→ **Raw data**:
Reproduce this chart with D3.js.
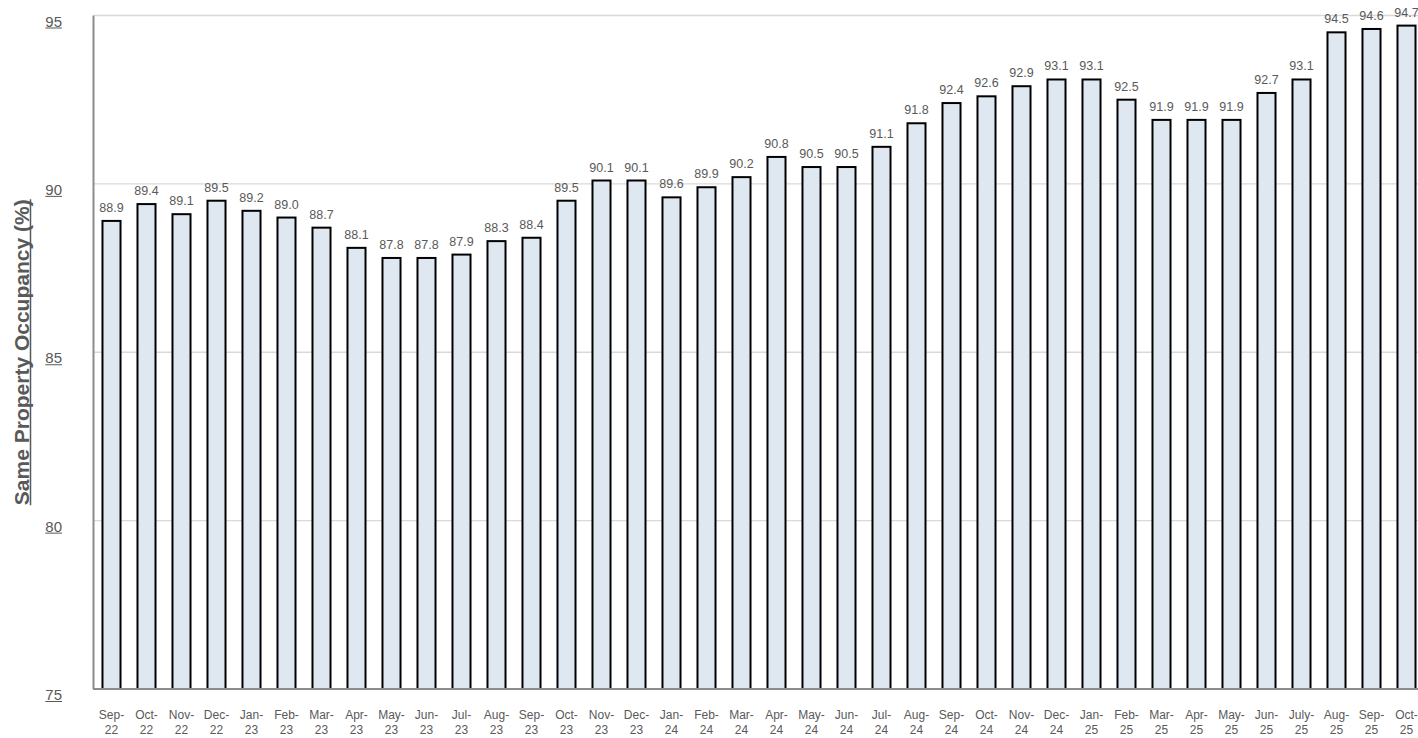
<!DOCTYPE html>
<html>
<head>
<meta charset="utf-8">
<script src="https://cdn.jsdelivr.net/npm/d3@7"></script>
<style>
  body { margin: 0; background: #fff; }
  svg { display: block; font-family: Arial, "Liberation Sans", sans-serif; }
</style>
</head>
<body>
<div id="chart"></div>
<script>
var months = ['Sep-22','Oct-22','Nov-22','Dec-22','Jan-23','Feb-23','Mar-23','Apr-23','May-23','Jun-23',
  'Jul-23','Aug-23','Sep-23','Oct-23','Nov-23','Dec-23','Jan-24','Feb-24','Mar-24','Apr-24',
  'May-24','Jun-24','Jul-24','Aug-24','Sep-24','Oct-24','Nov-24','Dec-24','Jan-25','Feb-25',
  'Mar-25','Apr-25','May-25','Jun-25','July-25','Aug-25','Sep-25','Oct-25'];

var occupancy = [88.9, 89.4, 89.1, 89.5, 89.2, 89.0, 88.7, 88.1, 87.8, 87.8,
  87.9, 88.3, 88.4, 89.5, 90.1, 90.1, 89.6, 89.9, 90.2, 90.8,
  90.5, 90.5, 91.1, 91.8, 92.4, 92.6, 92.9, 93.1, 93.1, 92.5,
  91.9, 91.9, 91.9, 92.7, 93.1, 94.5, 94.6, 94.7];

var yTicks = [75, 80, 85, 90, 95];

var width = 1418, height = 738;
var margin = {left: 94, right: -6, top: 15.5, bottom: 49};
var grey = '#595959';

var data = months.map(function(m, i) { return {month: m, value: occupancy[i]}; });

var svg = d3.select('#chart').append('svg')
  .attr('width', width)
  .attr('height', height);

var x = d3.scaleBand()
  .domain(months)
  .range([margin.left, width - margin.right])
  .paddingInner(0.485)
  .paddingOuter(0.2425);

var y = d3.scaleLinear()
  .domain([75, 95])
  .range([height - margin.bottom, margin.top]);

// gridlines
svg.append('g')
  .selectAll('line')
  .data(yTicks.slice(1))
  .enter().append('line')
  .attr('x1', margin.left)
  .attr('x2', width)
  .attr('y1', function(d) { return y(d); })
  .attr('y2', function(d) { return y(d); })
  .attr('stroke', '#d9d9d9')
  .attr('stroke-width', 1.3);

// y tick labels, underlined by hand
var tickG = svg.append('g')
  .selectAll('g')
  .data(yTicks)
  .enter().append('g')
  .attr('transform', function(d) { return 'translate(62,' + (y(d) + 11) + ')'; });

tickG.append('text')
  .attr('text-anchor', 'end')
  .style('font-size', '15px')
  .style('fill', grey)
  .text(function(d) { return d; });

tickG.append('line')
  .attr('x1', function() { return -this.parentNode.querySelector('text').getComputedTextLength(); })
  .attr('x2', 0)
  .attr('y1', 1.5).attr('y2', 1.5)
  .attr('stroke', grey)
  .attr('stroke-width', 1);

// y axis title
var titleG = svg.append('g')
  .attr('transform', 'translate(29,' + ((y(75) + y(95)) / 2) + ') rotate(-90)');

var title = titleG.append('text')
  .attr('text-anchor', 'middle')
  .style('font-size', '21px')
  .style('font-weight', 'bold')
  .style('fill', grey)
  .text('Same Property Occupancy (%)');

var tl = title.node().getComputedTextLength();
titleG.append('line')
  .attr('x1', -tl / 2).attr('x2', tl / 2)
  .attr('y1', 1.5).attr('y2', 1.5)
  .attr('stroke', grey)
  .attr('stroke-width', 1.5);

// bars
svg.append('g')
  .selectAll('rect')
  .data(data)
  .enter().append('rect')
  .attr('x', function(d) { return x(d.month); })
  .attr('y', function(d) { return y(d.value); })
  .attr('width', x.bandwidth())
  .attr('height', function(d) { return y(75) - y(d.value); })
  .attr('fill', '#dfe7f0')
  .attr('stroke', '#000')
  .attr('stroke-width', 2);

// value labels
svg.append('g')
  .selectAll('text')
  .data(data)
  .enter().append('text')
  .attr('x', function(d) { return x(d.month) + x.bandwidth() / 2; })
  .attr('y', function(d) { return y(d.value) - 9; })
  .attr('text-anchor', 'middle')
  .style('font-size', '12.5px')
  .style('fill', grey)
  .text(function(d) { return d.value.toFixed(1); });

// axis lines
svg.append('line')
  .attr('x1', margin.left - 0.5).attr('x2', margin.left - 0.5)
  .attr('y1', margin.top).attr('y2', y(75))
  .attr('stroke', '#8c8c8c').attr('stroke-width', 2);

svg.append('line')
  .attr('x1', margin.left - 1).attr('x2', width)
  .attr('y1', y(75)).attr('y2', y(75))
  .attr('stroke', '#8c8c8c').attr('stroke-width', 2);

// x labels, split over two lines
var xl = svg.append('g')
  .selectAll('text')
  .data(months)
  .enter().append('text')
  .attr('text-anchor', 'middle')
  .style('font-size', '12px')
  .style('fill', grey);

xl.append('tspan')
  .attr('x', function(d) { return x(d) + x.bandwidth() / 2; })
  .attr('y', 719)
  .text(function(d) { return d.split('-')[0] + '-'; });

xl.append('tspan')
  .attr('x', function(d) { return x(d) + x.bandwidth() / 2; })
  .attr('y', 734)
  .text(function(d) { return d.split('-')[1]; });
</script>
</body>
</html>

→ **Goal**: Copy every line of the listing where the word "this" appears.

→ **Finished task**:
Reproduce this chart with D3.js.
  .attr('x1', function() { return -this.parentNode.querySelector('text').getComputedTextLength(); })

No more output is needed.